On the other hand, the surface pressure analysis is very different. There are two forces that impacts the surface pressure according to NSF National Center for Atmospheric Research:

The semidiurnal (12-hour period) oscillation that is primarily due to solar heating through the ozone layer.
The diurnal (24-hour period) oscillation that is due to heating from the water vapor and heating from the land masses.

The article I quoted explains that the diurnal pressure oscillation is comparable to the semidiurnal pressure oscillation in magnitude over much of the globe except for the low-latitude open oceans. Over many land areas, including western United States, the Tibetan Plateau, and eastern Africa, the diurnal pressure oscillation is even stronger than the semidiurnal one. Authors of the article consider this to be in contrast to the conventional notion that semidiurnal oscillation predominates over much of the globe.

I include few example city plots for the 365-day period between March 21st, 2025 and March 21st, 2026 from the web interface of the weather-spectrum analyzer.

low-a12toa24 Frequency plot for cities with low semi-diurnal/diurnal period ratio for surface pressure.

A sizable number of cities out of 100 that I chose show significant diurnal periodicity for the surface pressure change. As the paper mentioned Western US cities such as Seattle or Las Vegas, Beijing which is at the end of the Tibetan Plateau or Johannesburg in Eastern Africa all exhibit significant surface air pressure peaks for the 24-hour period. However, even for these cities as well as all others the 12-hour peak on the frequency plot is easily visible.

high-a12toa24 Frequency plot for cities with high semi-diurnal/diurnal period ratio for surface pressure.
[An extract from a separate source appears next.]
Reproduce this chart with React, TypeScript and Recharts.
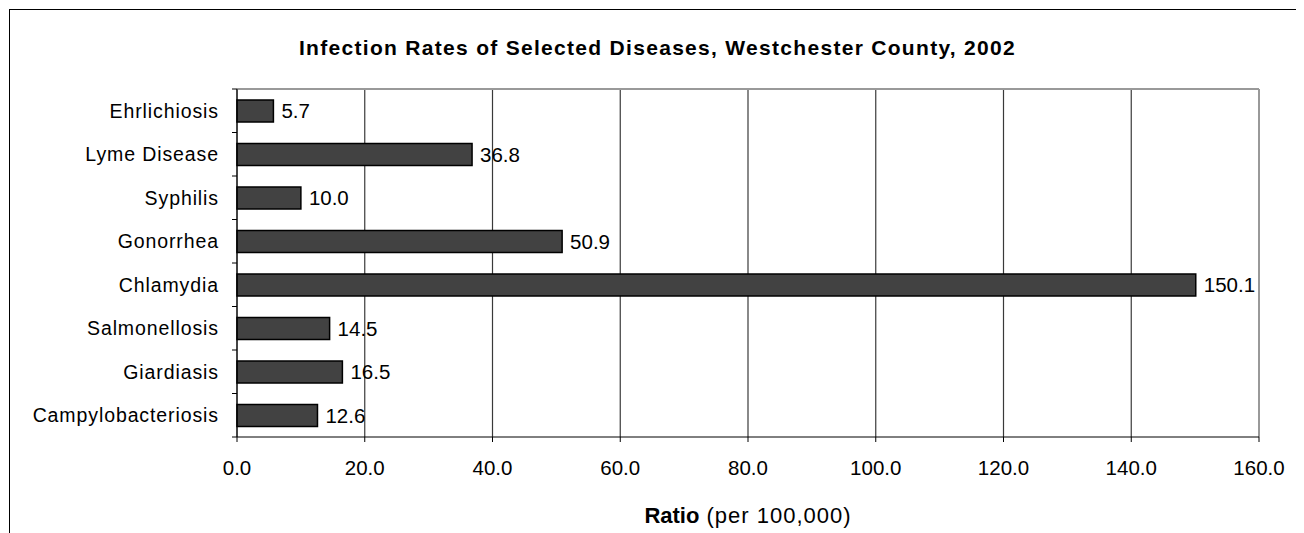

The majority of the 100 cities exhibit significant surface air pressure peaks for the 12-hour period. In cities such as Casablanca, Miami or Cape Town, the only meaningful air-pressure period is the effect of solar heating through the ozone layer. Reykjavik is an interesting example where even though the semi-diurnal period is noticeable, there are many other factors such as strong winds due to jet streams impacting the air-pressure with longer periods.

If you are curious, play with the tool where you will find out that many other Northern latitude cities in Europe as well as in North America such as Toronto and Chicago have a profile similar to Reykjavik.

Blog’s lead image was generated using the inspirational material from Grant Sanderson 3Blue1Brown article on Fourier transform animation.